- PROBLEM:
Retype all of the listing exactly, passing over any picture you find.

- DATA EXTRACT:
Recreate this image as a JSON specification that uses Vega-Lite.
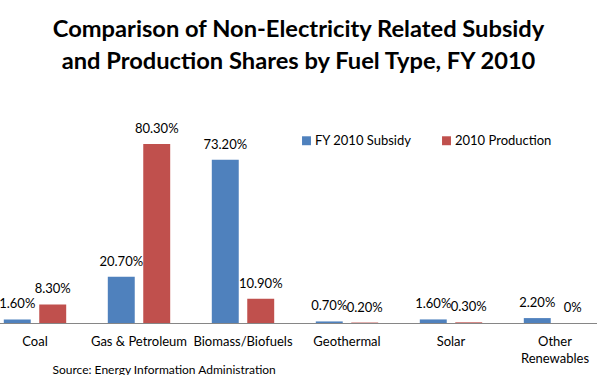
{
  "$schema": "https://vega.github.io/schema/vega-lite/v6.json",
  "autosize": "none",
  "width": 597,
  "height": 223,
  "padding": {"left": 0, "top": 100, "right": 0, "bottom": 52},
  "background": "white",
  "title": {
    "text": ["Comparison of Non-Electricity Related Subsidy", "and Production Shares by Fuel Type, FY 2010"],
    "font": "Lato",
    "fontSize": 23.7,
    "fontWeight": "bold",
    "color": "black",
    "lineHeight": 32,
    "anchor": "middle",
    "offset": 26
  },
  "config": {
    "view": {"stroke": null},
    "font": "Lato"
  },
  "data": {
    "values": [
      {"fuel": "Coal", "series": "FY 2010 Subsidy", "value": 1.6},
      {"fuel": "Coal", "series": "2010 Production", "value": 8.3},
      {"fuel": "Gas & Petroleum", "series": "FY 2010 Subsidy", "value": 20.7},
      {"fuel": "Gas & Petroleum", "series": "2010 Production", "value": 80.3},
      {"fuel": "Biomass/Biofuels", "series": "FY 2010 Subsidy", "value": 73.2},
      {"fuel": "Biomass/Biofuels", "series": "2010 Production", "value": 10.9},
      {"fuel": "Geothermal", "series": "FY 2010 Subsidy", "value": 0.7},
      {"fuel": "Geothermal", "series": "2010 Production", "value": 0.2},
      {"fuel": "Solar", "series": "FY 2010 Subsidy", "value": 1.6},
      {"fuel": "Solar", "series": "2010 Production", "value": 0.3},
      {"fuel": "Other Renewables", "series": "FY 2010 Subsidy", "value": 2.2},
      {"fuel": "Other Renewables", "series": "2010 Production", "value": 0}
    ]
  },
  "transform": [
    {"calculate": "datum.value === 0 ? '0%' : format(datum.value, '.2f') + '%'", "as": "label"}
  ],
  "encoding": {
    "x": {
      "field": "fuel",
      "type": "nominal",
      "sort": null,
      "scale": {"range": [-17, 607], "paddingInner": 0.4, "paddingOuter": 0.2},
      "axis": {
        "title": "Source: Energy Information Administration",
        "titleFont": "Lato",
        "titleFontSize": 12,
        "titleFontWeight": "normal",
        "titleColor": "black",
        "titleAnchor": "start",
        "titleAlign": "left",
        "titleX": 52,
        "titleY": 50,
        "titleBaseline": "alphabetic",
        "labelAngle": 0,
        "labelFont": "Lato",
        "labelFontSize": 13,
        "labelColor": "black",
        "labelPadding": 12,
        "labelLineHeight": 17,
        "labelExpr": "datum.label == 'Other Renewables' ? ['Other', 'Renewables'] : datum.label",
        "ticks": false,
        "domainColor": "#868686",
        "labelLimit": 200
      }
    },
    "xOffset": {
      "field": "series",
      "type": "nominal",
      "sort": ["FY 2010 Subsidy", "2010 Production"],
      "scale": {"paddingInner": 0.24, "paddingOuter": 0}
    },
    "y": {
      "field": "value",
      "type": "quantitative",
      "scale": {"domain": [0, 100]},
      "axis": null
    }
  },
  "layer": [
    {
      "mark": {"type": "bar"},
      "encoding": {
        "color": {
          "field": "series",
          "type": "nominal",
          "sort": ["FY 2010 Subsidy", "2010 Production"],
          "scale": {"domain": ["FY 2010 Subsidy", "2010 Production"], "range": ["#4F81BD", "#C0504D"]},
          "legend": {
            "title": null,
            "orient": "none",
            "direction": "horizontal",
            "legendX": 300,
            "legendY": 34,
            "symbolType": "square",
            "symbolSize": 80,
            "symbolStrokeWidth": 0,
            "labelFont": "Lato",
            "labelFontSize": 13,
            "labelColor": "black",
            "columnPadding": 28,
            "labelOffset": 2
          }
        }
      }
    },
    {
      "mark": {"type": "text", "baseline": "bottom", "dy": -8, "font": "Lato", "fontSize": 13, "color": "black"},
      "encoding": {
        "text": {"field": "label"}
      }
    }
  ]
}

- RESPONSE:
Recreate this image as a JSON specification that uses Vega-Lite.
{
  "$schema": "https://vega.github.io/schema/vega-lite/v6.json",
  "autosize": "none",
  "width": 597,
  "height": 223,
  "padding": {"left": 0, "top": 100, "right": 0, "bottom": 52},
  "background": "white",
  "title": {
    "text": ["Comparison of Non-Electricity Related Subsidy", "and Production Shares by Fuel Type, FY 2010"],
    "font": "Lato",
    "fontSize": 23.7,
    "fontWeight": "bold",
    "color": "black",
    "lineHeight": 32,
    "anchor": "middle",
    "offset": 26
  },
  "config": {
    "view": {"stroke": null},
    "font": "Lato"
  },
  "data": {
    "values": [
      {"fuel": "Coal", "series": "FY 2010 Subsidy", "value": 1.6},
      {"fuel": "Coal", "series": "2010 Production", "value": 8.3},
      {"fuel": "Gas & Petroleum", "series": "FY 2010 Subsidy", "value": 20.7},
      {"fuel": "Gas & Petroleum", "series": "2010 Production", "value": 80.3},
      {"fuel": "Biomass/Biofuels", "series": "FY 2010 Subsidy", "value": 73.2},
      {"fuel": "Biomass/Biofuels", "series": "2010 Production", "value": 10.9},
      {"fuel": "Geothermal", "series": "FY 2010 Subsidy", "value": 0.7},
      {"fuel": "Geothermal", "series": "2010 Production", "value": 0.2},
      {"fuel": "Solar", "series": "FY 2010 Subsidy", "value": 1.6},
      {"fuel": "Solar", "series": "2010 Production", "value": 0.3},
      {"fuel": "Other Renewables", "series": "FY 2010 Subsidy", "value": 2.2},
      {"fuel": "Other Renewables", "series": "2010 Production", "value": 0}
    ]
  },
  "transform": [
    {"calculate": "datum.value === 0 ? '0%' : format(datum.value, '.2f') + '%'", "as": "label"}
  ],
  "encoding": {
    "x": {
      "field": "fuel",
      "type": "nominal",
      "sort": null,
      "scale": {"range": [-17, 607], "paddingInner": 0.4, "paddingOuter": 0.2},
      "axis": {
        "title": "Source: Energy Information Administration",
        "titleFont": "Lato",
        "titleFontSize": 12,
        "titleFontWeight": "normal",
        "titleColor": "black",
        "titleAnchor": "start",
        "titleAlign": "left",
        "titleX": 52,
        "titleY": 50,
        "titleBaseline": "alphabetic",
        "labelAngle": 0,
        "labelFont": "Lato",
        "labelFontSize": 13,
        "labelColor": "black",
        "labelPadding": 12,
        "labelLineHeight": 17,
        "labelExpr": "datum.label == 'Other Renewables' ? ['Other', 'Renewables'] : datum.label",
        "ticks": false,
        "domainColor": "#868686",
        "labelLimit": 200
      }
    },
    "xOffset": {
      "field": "series",
      "type": "nominal",
      "sort": ["FY 2010 Subsidy", "2010 Production"],
      "scale": {"paddingInner": 0.24, "paddingOuter": 0}
    },
    "y": {
      "field": "value",
      "type": "quantitative",
      "scale": {"domain": [0, 100]},
      "axis": null
    }
  },
  "layer": [
    {
      "mark": {"type": "bar"},
      "encoding": {
        "color": {
          "field": "series",
          "type": "nominal",
          "sort": ["FY 2010 Subsidy", "2010 Production"],
          "scale": {"domain": ["FY 2010 Subsidy", "2010 Production"], "range": ["#4F81BD", "#C0504D"]},
          "legend": {
            "title": null,
            "orient": "none",
            "direction": "horizontal",
            "legendX": 300,
            "legendY": 34,
            "symbolType": "square",
            "symbolSize": 80,
            "symbolStrokeWidth": 0,
            "labelFont": "Lato",
            "labelFontSize": 13,
            "labelColor": "black",
            "columnPadding": 28,
            "labelOffset": 2
          }
        }
      }
    },
    {
      "mark": {"type": "text", "baseline": "bottom", "dy": -8, "font": "Lato", "fontSize": 13, "color": "black"},
      "encoding": {
        "text": {"field": "label"}
      }
    }
  ]
}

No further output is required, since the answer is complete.